Tuesday, 2 December 2014

My childhood

Today I will tell you about my childhood. when I was nine years old my mother asked me if I wanted to go to the nuns convent. Since it was kind of fashion back then I said yes. I never regretted it, it was the best years of my life. So, one Saturday,  my younger sister Nadine,(different name)  she was seven and I went there. We were little, so when they made our beds, they put them together as they thought we would fall down. They also put plastic so we won't wet the beds. I told then nun, we don't pee in bed and she told me, here, you don't say that, you say toilet. That was the first day, I still remember it so clearly. I am very proud to say, there, at the nuns, I learnt many things, I wouldn't have learnt at home. I knew how to knit and purl at home. We were allocated jobs, from four years old to seventeen years old. The four year old, her job was to sweep the stairs. Mine was different every week, sometimes it was washing the breakfast cups and saucers and someone else will wipe and put away.

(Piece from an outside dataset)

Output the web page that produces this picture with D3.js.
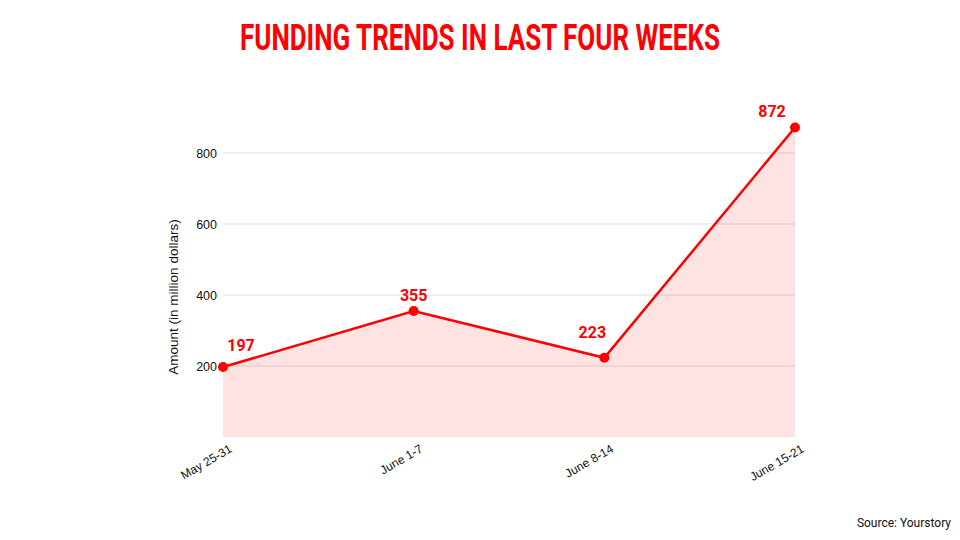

Sometimes was to wash the dishes at dinner time with someone else. I used to wash the nuns' plates not so much the rest of the other chores. The nun in the kitchen used to want me there to help her making biscuits and whatever sweets she did. But as a young girl, she would send me in the pantry, which was in another room to get her stuff. Like those tiny silver balls that you add to cookies. I wouldn't know what she was talking about, so I stay there till she comes and get me. Sometimes, she would explain better, where the things are and I got her the right thing. I would feel so relieved.  The nuns were very good to us and we never were treated badly. In Christmas time, it felt like Christmas. Easter felt like Easter. We did dramas, we went picnics, we had a house near the beach and we went swimming. There was order, discipline, play time,work time,embroidery time, fun games. Today I wish to thank all those nuns in my life, I wish to see them and I love them all so much. I wish God will reward them for me. I'm living in Australia now and when I went for back holidays twenty three years ago, I went to visit the place, where I stayed for five years, till I was about fourteen. The place looked smaller now but i was so happy being there remember my childhood. There was only one nun left that I knew. The place is not for children any more. It is a home for older priests. I will stop here today.